A new legislative director takes over

As he hands the reins over to Shahira Knight, who has been serving as the deputy director of the National Economic Council at the White House, Short has confidence that "transition should be rather seamless for her and the team."

Knight worked closely with the President on the tax cut bill, and Short says she has a "significant amount of Hill experience" from working on the House Ways and Means Committee earlier in her career. He describes Knight as "an incredibly bright person."

"I think there's a lot of continuity," Short said. "She understands the process well."

Ryan also praised Knight whom he'd work with on the tax bill.

"Shahira played an important policy role during the crafting of our tax reform plan and I look forward to working with her on our larger legislative agenda," Ryan said in his statement to CNN.

Short will be a research fellow at the Miller Center at the University of Virginia and teaching at the business school at UVA, in addition to partnering with a friend in a consulting firm.

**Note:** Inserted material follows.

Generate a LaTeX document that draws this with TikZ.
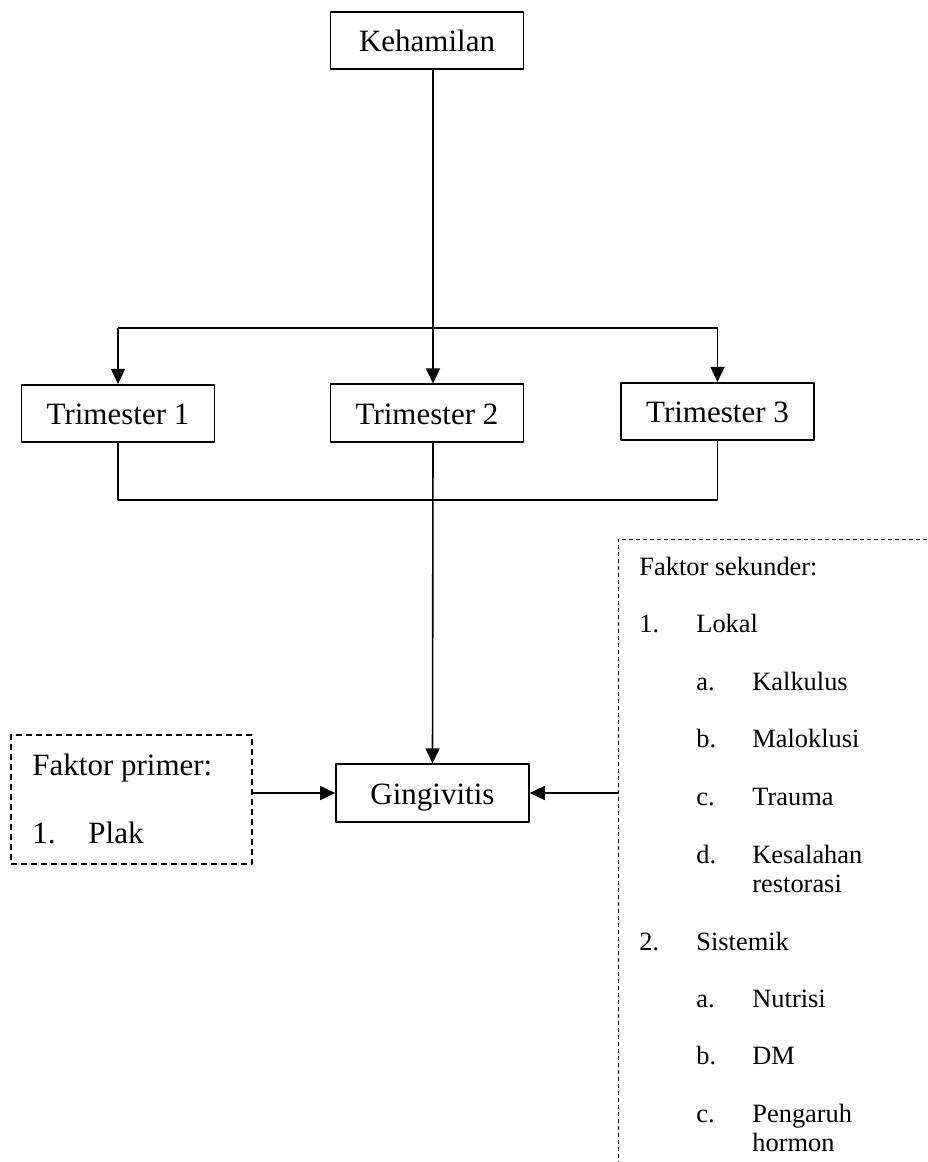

If those options don't work out, Short could have a future as a pundit. In a White House where television trumps all, Short also became a prominent face of the administration, appearing on Sunday morning political shows, local syndicate stations and cable news outlets with regularity. He said the appearances helped him in more ways than one.

"It was a not a role that I honestly thought would be a component. It has pluses and minuses. There are some members who when they see you as the face of the administration, they give you more attention and access."

It also helped him with the boss -- Short told CNN that Trump would notice his television appearances. When asked if Trump was pleased with Short's media performances, he responds, "I probably think if he wasn't I wouldn't have been doing them."